> Given material
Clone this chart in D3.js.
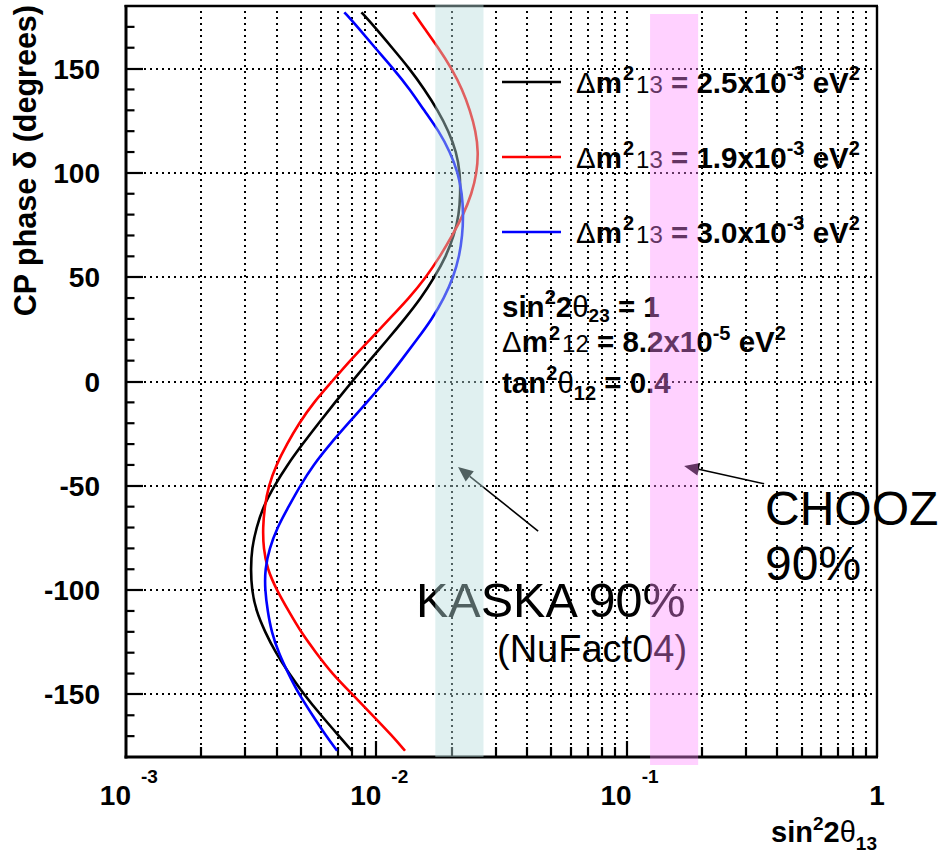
<!DOCTYPE html>
<html>
<head>
<meta charset="utf-8">
<script src="https://cdn.jsdelivr.net/npm/d3@7"></script>
<style>
  html, body { margin: 0; padding: 0; background: #fff; }
  svg { display: block; }
  text { font-family: "Liberation Sans", Arial, Helvetica, sans-serif; white-space: pre; }
</style>
</head>
<body>
<script>
// CP phase values (degrees) at which each sensitivity curve is sampled
const deltaDeg = [-177, -170, -160, -150, -140, -130, -120, -110, -100, -90, -80, -70, -60, -50,
  -40, -30, -20, -10, 0, 10, 20, 30, 40, 50, 60, 70, 80, 90, 100, 110, 120, 130, 140, 150, 160, 170, 177];

// sin^2 2theta13 reach for each Delta m^2_13
const reach25 = [0.00798, 0.00710, 0.00601, 0.00514, 0.00448, 0.00396, 0.00359, 0.00331, 0.00318, 0.00315,
  0.00318, 0.00332, 0.00353, 0.00391, 0.00441, 0.00507, 0.00588, 0.00684, 0.00800, 0.00938, 0.01107,
  0.01299, 0.01509, 0.01708, 0.01899, 0.02044, 0.02140, 0.02166, 0.02160, 0.02089, 0.01945, 0.01761,
  0.01558, 0.01357, 0.01156, 0.00984, 0.00872];
const reach19 = [0.01302, 0.01161, 0.00966, 0.00803, 0.00665, 0.00574, 0.00499, 0.00446, 0.00400, 0.00367,
  0.00354, 0.00352, 0.00358, 0.00371, 0.00398, 0.00439, 0.00491, 0.00562, 0.00665, 0.00785, 0.00941,
  0.01127, 0.01351, 0.01580, 0.01797, 0.02012, 0.02227, 0.02405, 0.02519, 0.02556, 0.02496, 0.02368,
  0.02206, 0.02001, 0.01769, 0.01541, 0.01405];
const reach30 = [0.00697, 0.00630, 0.00556, 0.00491, 0.00445, 0.00407, 0.00381, 0.00368, 0.00359, 0.00359,
  0.00374, 0.00402, 0.00446, 0.00496, 0.00560, 0.00653, 0.00773, 0.00916, 0.01083, 0.01255, 0.01450,
  0.01670, 0.01864, 0.02031, 0.02146, 0.02206, 0.02227, 0.02200, 0.02121, 0.01970, 0.01780, 0.01551,
  0.01363, 0.01169, 0.00988, 0.00841, 0.00745];

const seriesLabels = ["2.5", "1.9", "3.0"];
const seriesColors = ["#000000", "#ff0000", "#0000ff"];
const seriesValues = [reach25, reach19, reach30];

// sensitive / excluded regions (sin^2 2theta13 ranges)
const kaskaRange = [0.0172, 0.0268];
const choozRange = [0.124, 0.193];

// axis ticks
const yMajorTicks = [-150, -100, -50, 0, 50, 100, 150];
const yMinorTicks = d3.range(-170, 180, 10).filter(v => v % 50 !== 0);
const xDecades = [1e-3, 1e-2, 1e-1, 1];
const xDecadeExp = ["-3", "-2", "-1", null];

const W = 941, H = 854;
const L = 126, R = 877, T = 6, B = 757;
const FS = 29.5;   // main label size

const svg = d3.select("body").append("svg").attr("width", W).attr("height", H);
svg.append("rect").attr("width", W).attr("height", H).attr("fill", "#fff");

const x = d3.scaleLog().domain([1e-3, 1]).range([L, R]);
const y = d3.scaleLinear().domain([-180, 180]).range([B, T]);

// minor x positions 2..9 in each decade
const xMinor = [];
[1e-3, 1e-2, 1e-1].forEach(d => { for (let k = 2; k <= 9; k++) xMinor.push(k * d); });
const xGrid = xMinor.concat([1e-2, 1e-1]);

// dotted grid
const grid = svg.append("g").attr("stroke", "#000").attr("stroke-width", 2)
  .attr("stroke-dasharray", "2 4").attr("shape-rendering", "crispEdges");
grid.selectAll("line.v").data(xGrid).join("line")
  .attr("x1", d => Math.round(x(d))).attr("x2", d => Math.round(x(d))).attr("y1", B).attr("y2", T);
grid.selectAll("line.h").data(yMajorTicks).join("line")
  .attr("x1", L).attr("x2", R).attr("y1", d => Math.round(y(d))).attr("y2", d => Math.round(y(d)));

// ticks
const ticks = svg.append("g").attr("stroke", "#000").attr("stroke-width", 2.2);
ticks.selectAll("line.ym").data(yMajorTicks).join("line")
  .attr("x1", L).attr("x2", L + 17).attr("y1", d => Math.round(y(d))).attr("y2", d => Math.round(y(d)));
ticks.selectAll("line.yn").data(yMinorTicks).join("line")
  .attr("x1", L).attr("x2", L + 8.5).attr("y1", d => y(d)).attr("y2", d => y(d));
ticks.selectAll("line.xn").data(xMinor).join("line")
  .attr("x1", d => Math.round(x(d))).attr("x2", d => Math.round(x(d))).attr("y1", B).attr("y2", B - 10);
ticks.selectAll("line.xm").data([1e-2, 1e-1]).join("line")
  .attr("x1", d => Math.round(x(d))).attr("x2", d => Math.round(x(d))).attr("y1", B).attr("y2", B - 16);

// curves
const line = d3.line()
  .x(d => x(d[0]))
  .y(d => y(d[1]))
  .curve(d3.curveBasis);
seriesValues.forEach((vals, i) => {
  svg.append("path")
    .datum(vals.map((v, j) => [v, deltaDeg[j]]))
    .attr("d", line)
    .attr("fill", "none")
    .attr("stroke", seriesColors[i])
    .attr("stroke-width", 2.6);
});

// frame
const frame = svg.append("g").attr("stroke", "#000").attr("fill", "none");
frame.append("line").attr("x1", L).attr("x2", L).attr("y1", T - 1).attr("y2", B + 1.5).attr("stroke-width", 3);
frame.append("line").attr("x1", L - 1.5).attr("x2", R + 1).attr("y1", B).attr("y2", B).attr("stroke-width", 3);
frame.append("line").attr("x1", L - 1.5).attr("x2", R + 1).attr("y1", T).attr("y2", T).attr("stroke-width", 2.4);
frame.append("line").attr("x1", R).attr("x2", R).attr("y1", T).attr("y2", B).attr("stroke-width", 2.4);

// rich text helper: parts = [{t, size, w, dy, dx}] with dy the offset from the base line
function rich(g, px, py, parts, anchor) {
  const t = g.append("text").attr("x", px).attr("y", py).attr("text-anchor", anchor || "start").attr("fill", "#000");
  let cur = 0;
  parts.forEach(p => {
    const off = p.dy || 0;
    t.append("tspan").text(p.t)
      .attr("font-size", p.size || FS)
      .attr("font-weight", p.w || "bold")
      .attr("dy", off - cur)
      .attr("dx", p.dx || 0);
    cur = off;
  });
  return t;
}

// y tick labels
svg.append("g").selectAll("text").data(yMajorTicks).join("text")
  .attr("x", 100).attr("y", d => y(d) + 10)
  .attr("text-anchor", "end").attr("font-size", 28).attr("font-weight", "bold")
  .text(d => d);

// x tick labels
const xl = svg.append("g");
xDecades.forEach((d, i) => {
  if (xDecadeExp[i] === null) {
    xl.append("text").attr("x", x(d)).attr("y", 805).attr("text-anchor", "middle")
      .attr("font-size", 28).attr("font-weight", "bold").text("1");
  } else {
    xl.append("text").attr("x", x(d) + 5).attr("y", 805).attr("text-anchor", "end")
      .attr("font-size", 28).attr("font-weight", "bold").text("10");
    xl.append("text").attr("x", x(d) + 15).attr("y", 783)
      .attr("font-size", 19).attr("font-weight", "bold").text(xDecadeExp[i]);
  }
});

// axis titles
rich(svg, R, 842, [
  { t: "sin", size: 29 }, { t: "2", size: 19, dy: -12 }, { t: "2", size: 29 }, { t: "θ", size: 29, w: "normal" },
  { t: "13", size: 19, dy: 8 }
], "end");

svg.append("text")
  .attr("transform", `translate(36,${T - 1}) rotate(-90)`)
  .attr("text-anchor", "end").attr("font-size", 30.5).attr("font-weight", "bold")
  .text("CP phase δ (degrees)");

// legend
const leg = svg.append("g");
const legY = [82, 157, 232];
seriesLabels.forEach((lab, i) => {
  leg.append("line").attr("x1", 502).attr("x2", 561).attr("y1", legY[i]).attr("y2", legY[i])
    .attr("stroke", seriesColors[i]).attr("stroke-width", 2.6);
  rich(leg, 576, legY[i] + 11, [
    { t: "Δ", w: "normal" }, { t: "m" }, { t: "2", size: 20, dy: -13, dx: 1 },
    { t: "13", size: 24, w: "normal", dy: 0, dx: 2 },
    { t: " = " + lab + "x10" }, { t: "-3", size: 20, dy: -13 },
    { t: " eV" }, { t: "2", size: 20, dy: -13 }
  ]);
});

// oscillation parameters
const par = svg.append("g");
rich(par, 502, 317, [
  { t: "sin" }, { t: "2", size: 20, dy: -13 }, { t: "2" }, { t: "θ", w: "normal" },
  { t: "23", size: 19, dy: 5 }, { t: " = 1" }
]);
rich(par, 502, 352, [
  { t: "Δ", w: "normal" }, { t: "m" }, { t: "2", size: 20, dy: -12, dx: 1 },
  { t: "12", size: 24, w: "normal", dy: 0, dx: 2 },
  { t: " = 8.2x10" }, { t: "-5", size: 20, dy: -12 },
  { t: " eV" }, { t: "2", size: 20, dy: -12 }
]);
rich(par, 502, 393, [
  { t: "tan" }, { t: "2", size: 20, dy: -13 }, { t: "θ", w: "normal" },
  { t: "12", size: 20, dy: 7 }, { t: " = 0.4" }
]);

// annotations
const ann = svg.append("g").attr("font-weight", "normal").attr("fill", "#000");
ann.append("text").attr("x", 416).attr("y", 617).attr("font-size", 48.5).text("KASKA 90%");
ann.append("text").attr("x", 497).attr("y", 662).attr("font-size", 38).text("(NuFact04)");
ann.append("text").attr("x", 765).attr("y", 525).attr("font-size", 48).text("CHOOZ");
ann.append("text").attr("x", 765).attr("y", 580).attr("font-size", 48).text("90%");

function arrow(from, to) {
  const x0 = x(from[0]), y0 = y(from[1]), x1 = x(to[0]), y1 = y(to[1]);
  const a = Math.atan2(y1 - y0, x1 - x0);
  const len = 15, half = 6.5;
  const bx = x1 - len * Math.cos(a), by = y1 - len * Math.sin(a);
  svg.append("line").attr("x1", x0).attr("y1", y0).attr("x2", bx).attr("y2", by)
    .attr("stroke", "#000").attr("stroke-width", 1.6);
  svg.append("path")
    .attr("d", `M${x1},${y1}L${bx + half * Math.sin(a)},${by - half * Math.cos(a)}L${bx - half * Math.sin(a)},${by + half * Math.cos(a)}Z`)
    .attr("fill", "#000");
}
arrow([0.0443, -71.7], [0.0212, -41]);
arrow([0.354, -49], [0.1696, -40.5]);

// translucent bands laid over everything
svg.append("rect")
  .attr("x", x(kaskaRange[0])).attr("width", x(kaskaRange[1]) - x(kaskaRange[0]))
  .attr("y", T - 1.5).attr("height", B - T + 1.5)
  .attr("fill", "rgb(184,221,221)").attr("fill-opacity", 0.435);
svg.append("rect")
  .attr("x", x(choozRange[0])).attr("width", x(choozRange[1]) - x(choozRange[0]))
  .attr("y", 14).attr("height", 765 - 14)
  .attr("fill", "rgb(255,136,255)").attr("fill-opacity", 0.39);
</script>
</body>
</html>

> Instructions for the task
Please restate the material above line by line, exactly, beginning at its first line and ending with the line that contains "const seriesValues = [reach25, reach19, reach30];", without any pictures.

> Task answer
Clone this chart in D3.js.
<!DOCTYPE html>
<html>
<head>
<meta charset="utf-8">
<script src="https://cdn.jsdelivr.net/npm/d3@7"></script>
<style>
  html, body { margin: 0; padding: 0; background: #fff; }
  svg { display: block; }
  text { font-family: "Liberation Sans", Arial, Helvetica, sans-serif; white-space: pre; }
</style>
</head>
<body>
<script>
// CP phase values (degrees) at which each sensitivity curve is sampled
const deltaDeg = [-177, -170, -160, -150, -140, -130, -120, -110, -100, -90, -80, -70, -60, -50,
  -40, -30, -20, -10, 0, 10, 20, 30, 40, 50, 60, 70, 80, 90, 100, 110, 120, 130, 140, 150, 160, 170, 177];

// sin^2 2theta13 reach for each Delta m^2_13
const reach25 = [0.00798, 0.00710, 0.00601, 0.00514, 0.00448, 0.00396, 0.00359, 0.00331, 0.00318, 0.00315,
  0.00318, 0.00332, 0.00353, 0.00391, 0.00441, 0.00507, 0.00588, 0.00684, 0.00800, 0.00938, 0.01107,
  0.01299, 0.01509, 0.01708, 0.01899, 0.02044, 0.02140, 0.02166, 0.02160, 0.02089, 0.01945, 0.01761,
  0.01558, 0.01357, 0.01156, 0.00984, 0.00872];
const reach19 = [0.01302, 0.01161, 0.00966, 0.00803, 0.00665, 0.00574, 0.00499, 0.00446, 0.00400, 0.00367,
  0.00354, 0.00352, 0.00358, 0.00371, 0.00398, 0.00439, 0.00491, 0.00562, 0.00665, 0.00785, 0.00941,
  0.01127, 0.01351, 0.01580, 0.01797, 0.02012, 0.02227, 0.02405, 0.02519, 0.02556, 0.02496, 0.02368,
  0.02206, 0.02001, 0.01769, 0.01541, 0.01405];
const reach30 = [0.00697, 0.00630, 0.00556, 0.00491, 0.00445, 0.00407, 0.00381, 0.00368, 0.00359, 0.00359,
  0.00374, 0.00402, 0.00446, 0.00496, 0.00560, 0.00653, 0.00773, 0.00916, 0.01083, 0.01255, 0.01450,
  0.01670, 0.01864, 0.02031, 0.02146, 0.02206, 0.02227, 0.02200, 0.02121, 0.01970, 0.01780, 0.01551,
  0.01363, 0.01169, 0.00988, 0.00841, 0.00745];

const seriesLabels = ["2.5", "1.9", "3.0"];
const seriesColors = ["#000000", "#ff0000", "#0000ff"];
const seriesValues = [reach25, reach19, reach30];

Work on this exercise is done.